De La Ballade de Narayama (Shohei Imamura) à Nos souvenirs (Gus Van Sant), en passant par Antichrist (Lars von Trier) et La Forêt de Mogari (Naomi Kawase), les metteurs en scène se sont frottés, avec plus ou moins de succès, aux propriétés mystiques de la solitude en forêt, à ses vertus cathartiques, à son expérience religieuse du désert. Il y a quelque chose à la fois de fondamental et de régressif dans l’espace de la forêt, un détachement du monde, un retour à l’origine et à l’animalité, une perception des éléments plus aiguë (le vent, chez Kawase), qui est porteur d’expérience inédite et propre à l’introspection. En racontant l’histoire d’un couple terré dans un trou, quelque part dans les montagnes boisées des Pyrénées, le cinéaste belge Tom Geens s’inscrit dans cette filiation et offre avec Sauvages une proposition décevante, graphiquement travaillée mais sans assez impuissante à sortir de son pitch initial – « A Couple in a Hole ».
Thriller à plat
On voudrait aimer Sauvages, pour son intention radicale, sa texture poisseuse, sa singularité scénaristique, mais le film ne le permet pas vraiment. L’ambiance sourde de la première demi-heure, faite de corps nus tapis dans l’ombre, à l’affût sous une futaie épaisse, éclairés par quelques minces raies qui percent la canopée, laisse rapidement place à un certain ennui. La compréhension des enjeux (la perte d’un fils) tue le mystère qui plane sur le dispositif initial, sans lui offrir de quelconque opportunité de rebond. Le film s’y essaye pourtant, en sortant l’homme de sa prison, en le confrontant à la tentation d’un ami, d’une parole, d’un repas raffiné, et en l’opposant au courroux de sa femme, plus radicalement simiesque que lui. Mais le sentiment de menace ne décolle jamais vraiment, le film étant incapable d’insuffler une quelconque tension autour de personnages qui ne laissent pas prise à l’identification.

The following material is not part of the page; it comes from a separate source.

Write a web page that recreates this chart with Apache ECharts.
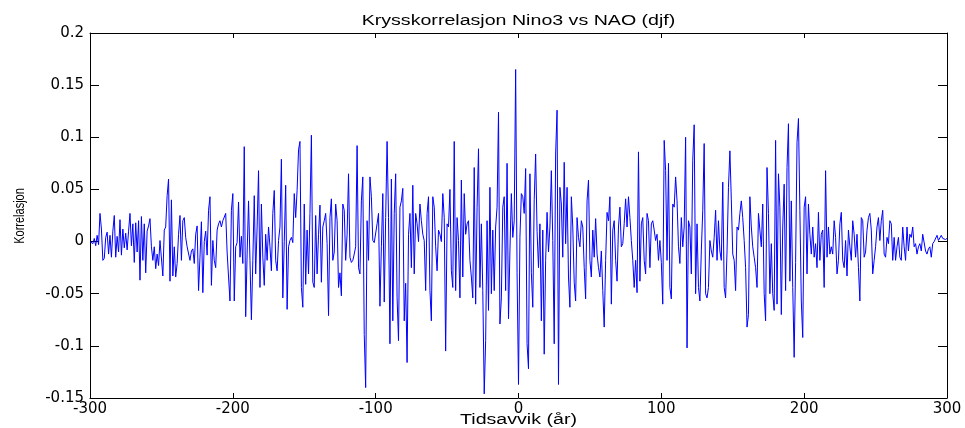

Le bouillon d’énergie étouffée, l’enfermement mental des personnages et la crise née de la désolidarisation du mari, ne parviennent pas à faire peser une quelconque pression sur l’issue possible du drame. Pis, le film, qui s’inscrit dans une sorte de contre-utopie dépressive, à la façon de Canine de Yorgos Lanthimos, ne développe aucun enjeu psychologique ou thématique, sans pour autant se nourrir de ses non-dits. La métaphore du couple originel retiré en son jardin, qui serait pétri de deuil plutôt que bouffi de vie, pâtit d’un développement insuffisant et d’une interprétation trop caricaturale (surtout la mère, en squelette décharné).
Qu’elle est belle ma forêt
Surtout, l’atmosphère forestière est insuffisamment travaillée, tort problématique pour un huis clos psychologique se refusant à verbaliser. Les panoramas forestiers rappellent conceptuellement l’isolement, la splendeur du lieu et le pouvoir mélancolique des Pyrénées, mais la vie des bois n’est concrétisée que par des chasses au lapin un peu trop léchées et des plans macro du sol grouillant d’insectes – rappelant, l’étrangeté en moins, certaines images de David Lynch dans Blue Velvet. On danse sous la pluie, on regarde la brume, on se roule dans la boue, mais jamais le sens du lieu ne dépasse le champ du cadre bien pesé. Les partis pris de mise en scène les plus saillants, comme l’esthétique du ralenti, ne portent ni émotion ni sens, se contentant de faire image sur une musique électronique. C’est sans doute là l’échec du film : manquer d’inscrire ses personnages, leur quête, leur folie, dans autre chose qu’une imagerie forestière qui reste superficielle et ne touche pas.